In Silverstone Peugeot went on to secure pole for tomorrow's race with the Audis second and fourth around the second Peugeot.The Rebellion is four seconds of the pole time, but only a second off the slowest Audi. All the petrol cars are within a second so that would be good to watch, if you can see it. Try http://tv.audi.com/#/01
Bit early for me and will clash with the GP. In GTE Pro the BMWs mugged the Ferraris with 1-2 in qualifying, with Porsche also strong. Pat Long put his GTE Am Porsche on pole, but it is hard to see Pat as an amateur.
Monza
I like Monza. It is crazy fast with chicanes as interruptions, and some great corners we don't see too many other places. The Parabolica and Curva Grande, and I like the combination of the two Lesmos, something I have wanted to replicate. It shows you do not need a lot of corners to make a great track, in fact less is more so to speak. Too often we see corners put in for the sake of it.
Nothing seems to slow down the Red Bulls. Going on this afternoon's times they are going to dominate again, much to the Tifosi's disgust. McLaren seemed somewhere this morning, but Ferrari are trailing with Massa faster of the two again. On the option tire and low fuel the times look quite equal, but when they were out on race fuel loads the Red Bulls looked a second a lap in hand. Still, early yet and we will see what Saturday brings.
At Silverstone we have the Intercontinental Cup for Le Mans cars this weekend. Peugeot snuck in a fast lap to top the timesheet ahead of the two Audis, so not much has changed there. What is interesting is the Rebellion driven by Jani and Prost the younger are less than a second off the fast time. Given the breaks the petrol cars have in the race they could cause an upset. Again let's see if they can continue this tomorrow. Ferrari look to have it all their own way in GT Pro, with America's Tracy Krohn doing well in the GT Am ranks. There is an amateur who takes his racing very seriously.

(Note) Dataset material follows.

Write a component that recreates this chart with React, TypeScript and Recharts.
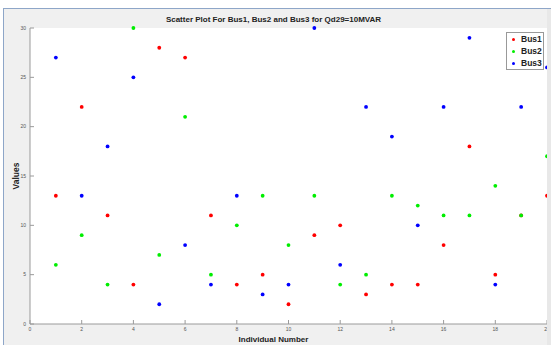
import { CartesianGrid, Legend, Scatter, ScatterChart, XAxis, YAxis } from "recharts";

const individuals = [1, 2, 3, 4, 5, 6, 7, 8, 9, 10, 11, 12, 13, 14, 15, 16, 17, 18, 19, 20];
const bus1Values = [13, 22, 11, 4, 28, 27, 11, 4, 5, 2, 9, 10, 3, 4, 4, 8, 18, 5, 11, 13];
const bus2Values = [6, 9, 4, 30, 7, 21, 5, 10, 13, 8, 13, 4, 5, 13, 12, 11, 11, 14, 11, 17];
const bus3Values = [27, 13, 18, 25, 2, 8, 4, 13, 3, 4, 30, 6, 22, 19, 10, 22, 29, 4, 22, 26];
const xTicks = [0, 2, 4, 6, 8, 10, 12, 14, 16, 18, 20];
const yTicks = [0, 5, 10, 15, 20, 25, 30];

const FONT = '"Liberation Sans", Arial, sans-serif';
const AXIS_COLOR = "#9a9a9a";
const FIG_BG = "#f0f0f0";

const series = [
  { name: "Bus1", color: "#ff0000", values: bus1Values },
  { name: "Bus2", color: "#00ee00", values: bus2Values },
  { name: "Bus3", color: "#0000ff", values: bus3Values },
];

function toPoints(values: number[]) {
  return individuals.map((x, i) => ({ x, y: values[i] }));
}

function dotShape(color: string) {
  return (props: { cx?: number; cy?: number }) => <circle cx={props.cx} cy={props.cy} r={1.9} fill={color} />;
}

function BusLegend() {
  return (
    <div
      style={{
        border: "1px solid #999",
        background: "#fff",
        width: 38,
        boxSizing: "border-box",
        fontFamily: FONT,
        fontSize: 8.5,
        fontWeight: "bold",
        color: "#222",
      }}
    >
      {series.map((s) => (
        <div key={s.name} style={{ display: "flex", alignItems: "center", height: 12, lineHeight: "12px" }}>
          <span
            style={{
              display: "inline-block",
              width: 3,
              height: 3,
              borderRadius: "50%",
              background: s.color,
              marginLeft: 5,
              marginRight: 6,
            }}
          />
          {s.name}
        </div>
      ))}
    </div>
  );
}

export default function App() {
  return (
    <div style={{ position: "absolute", left: 0, top: 0, width: 551, height: 345, background: "#fff", fontFamily: FONT }}>
      <div
        style={{
          position: "absolute",
          left: 3,
          top: 8,
          width: 548,
          height: 337,
          background: FIG_BG,
          borderLeft: "1px solid #8ea6c8",
          borderTop: "1px solid #8ea6c8",
          boxSizing: "border-box",
        }}
      />
      <div
        style={{
          position: "absolute",
          left: 0,
          width: 547,
          top: 14,
          textAlign: "center",
          fontSize: 8,
          fontWeight: "bold",
          color: "#222",
          lineHeight: "12px",
        }}
      >
        Scatter Plot For Bus1, Bus2 and Bus3 for Qd29=10MVAR
      </div>
      <div style={{ position: "absolute", left: 0, top: 0 }}>
        <ScatterChart width={551} height={345} margin={{ top: 28, right: 4, bottom: 0, left: 0 }}>
          <CartesianGrid horizontal={false} vertical={false} fill="#ffffff" />
          <XAxis
            type="number"
            dataKey="x"
            domain={[0, 20]}
            ticks={xTicks}
            interval={0}
            height={21}
            tickSize={-4}
            tickMargin={7}
            tick={{ fontSize: 5, fill: "#555", fontFamily: FONT }}
            axisLine={{ stroke: AXIS_COLOR }}
            tickLine={{ stroke: AXIS_COLOR }}
            label={{
              value: "Individual Number",
              position: "center",
              dx: -15,
              dy: 5,
              style: { fontSize: 8, fontWeight: "bold", fill: "#222", fontFamily: FONT },
            }}
          />
          <YAxis
            type="number"
            dataKey="y"
            domain={[0, 30]}
            ticks={yTicks}
            interval={0}
            width={30}
            tickSize={-4}
            tickMargin={8}
            tick={{ fontSize: 5, fill: "#555", fontFamily: FONT }}
            axisLine={{ stroke: AXIS_COLOR }}
            tickLine={{ stroke: AXIS_COLOR }}
            label={{
              value: "Values",
              angle: -90,
              position: "center",
              dx: 1,
              style: { fontSize: 8.5, fontWeight: "bold", fill: "#222", fontFamily: FONT },
            }}
          />
          <Legend
            layout="vertical"
            align="center"
            verticalAlign="middle"
            content={() => <BusLegend />}
            wrapperStyle={{ left: 506, top: 32, width: 38 }}
          />
          {series.map((s) => (
            <Scatter
              key={s.name}
              name={s.name}
              data={toPoints(s.values)}
              fill={s.color}
              shape={dotShape(s.color)}
              isAnimationActive={false}
            />
          ))}
        </ScatterChart>
      </div>
      <div style={{ position: "absolute", left: 547, top: 9, width: 4, height: 336, background: "#e8e8e8" }} />
    </div>
  );
}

Going back to F1, Pirelli have asked the FIA to get involved to enforce the camber limits following the issues at Spa, particularly with Red Bull. Not that they became a problem, Red Bull won, no one blew a tire, so what's the problem? How many more parameters of the car design and set up are the FIA going to proscribe? The safety of the drivers is a concern for everyone of course, no less for the team involved, so why the need for the FIA to set the limit? What else that the teams do with set up, wing size or angle, brake cooling etc, are they going to limit? And before anyone writes in I know they set parameters for most of these, but the team can still go for an extreme set up within that. The tires are just the most visible. Trulli is still going off about his steering, how about making that a standard part too! Where is the line between competition between the teams designers and engineers and spec racing? Indycar anyone?
Maldanado
In an unfortunate headline "Maldanado vows to keep fighting." I would have thought he should keep his head down, I am not alone in thinking he should have been excluded for that move on Hamilton.
On the business scene the upcoming meeting of CVC shareholders promises to be interesting with some major investors wanting answers as to what CVC actually knew and why it has not done something about its management since all this broke?
The Qatar wealth fund has denied it is the likely investor in Silverstone while there are no shortage of rumors. Joe Saward says the deal is done but no one is saying, while the BRDC has told members that the deal will not be closed until later this year. They sold their soul to Bernie to keep the F1 GP and now they have to find someone else to pay the piper.
Following on my comments yesterday about Indy and the MotoGP there is news today that this was the last year of their contract and Indy is not sure it will be renewed. Laguna has a contract for the next two years and Austin has a contract from 2013. It is hard to imagine Indy makes any money on this after paying to rebuild the track for it and then repaving it.
Not much else exciting going on. Baltimore ALMS and Indycar race this coming weekend on the new street circuit, so that will be interesting to see how that works.